Discoveries in daily living

There is so much to be grateful for. Because of the urgency of many things we miss living in the moment. I have chosen to say YES to life. Yes to God's purpose for my very existence. This is it, this is all I have, the moment I live right now, not yesterday, not tomorrow. Hello world and hello today, the very place and time My Creator has set me in. It's fascinating to see how many things were missed in the rush of accomplishments and urgencies.

Friday, May 6, 2011

Exhausted

Lord grant me rest. Help me to stay focused on You.

struggle comes forth through disobedience

Phil 4:13 I can do all things through Christ which strengthens me. Why is this so hard to understand? The ego loves to get in the way. Satan loves to work through the fears of others. Lord I know what you are guiding me to do, so why do I keep allowing the fear to enter. When I submit to you, others show up and use the same tactics. This is very confusing. For years I understood this as warnings(roadblocks) and I remained put until everyone around me agreed. But this time: I KNOW what needs to be done and I am still struggling. I give you all the doubts and ask for Your protection and guidance especially if I am misunderstanding. Forgive my doubts, they are not in You, they are in my own insecurities that I am not worthy of Your divine wisdom, knowledge and presence. I absolutely positively believe it is You and it has been proven by the removal of Your Grace. THIS IS NOT WORKING AND FEELS LIKE WHAT I IMAGINE HELL TO BE!! I am sorry that I need so much reassurance but You promise that if we ask with pure intention then we will receive. I am asking for Your divine mercy to intercede for YOUR WILL IN MY LIFE. I purely desire to please You alone and have complete faith and trust that this is the only way I can tolerate life itself.

I beg for Your mercy and direction. I believe I am doing what is being asked of me. Forgive my doubts, fears, and weakness. I am nothing without You. I humbly pray for you to support me, reassure me that I am not crazy. Lord I am losing ground and sounding like a babbling fool. How can I serve You this way? I go to your people for answers and there is no one there to answer. I know I am nothing, how can I believe myself? I have to sit here and beg you or sleep until You wake me. I can not do this without You. How can I be so desperate for someone I cant see or touch? I feel like a fool but I can't go back!! It feels like a trap, I don't understand how this works. I just know I have to have You close by. Are you really gonna leave me completely ashamed and empty? I am not angry I am just lost. How am I to learn to follow You if I don't know what to do? Your word shows testing and trials, is this to prove faith in You. Your word says you can read our hearts, then you know I choose You before anything else. I must really have a hard time learning because I don't know what else I need to do. I CHOOSE YOU with or whithout fear, I have no choice but to choose You. Take me Lord if that is what You want. Take whatever You want just don't leave me!!!! Please, Lord You know my heart, I need You. 40 years I am so tired, this never leaves. Please show me what I am doing wrong, please I beg You. I called Your priest You saw me, You know I have been wanting but they always avoid me. I just dont understand. There is nothing I could do to make it different without You leading it, I just dont know enough. I dont assume to know it all, you have not given me this knowledge, how can I change what I dont know?
Satan cant do anything you dont allow him to do. You are all powerful and victorious Lord. What do I do now? I am at your mercy, I cry out to you. Tell me, just tell me, do what you have to do. I am not afraid of anything with You by my side.

Wednesday, May 4, 2011

So destiny is realized through the tragedy!!

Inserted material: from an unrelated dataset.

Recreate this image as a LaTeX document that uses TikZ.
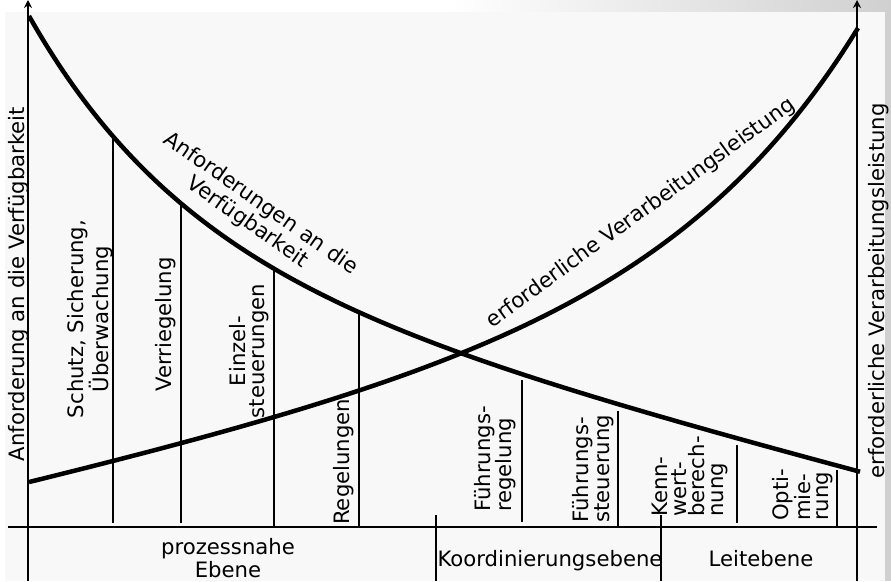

I sit here this morning purely intrigued at how life unfolds. How we start in a perfect tiny bundle and grow into a large awkward package until we are made perfect in Christ. The mindset has everything to do with it. If I keep trying to figure it out or overcome then I continue to struggle. Only when I realize that it will unfold itself on the course do I notice how perfect God's timing is. As my faith and trust grow I become whole and healed. I begin to see how He works and feel connection and liberty. LIBERTY such a beautiful word!! WoW I feel His warm presence from the sunshine, His cleansing from the rain, His breath from the breeze and clarity from His power. What a wonderful powerful almighty soveriegn God I serve!! He is completely trustworthy and merciful~
The captives have been set free. Egypt no longer has power of me and my household. We have claimed the victory and continue forward towards complete wholeness and unity!!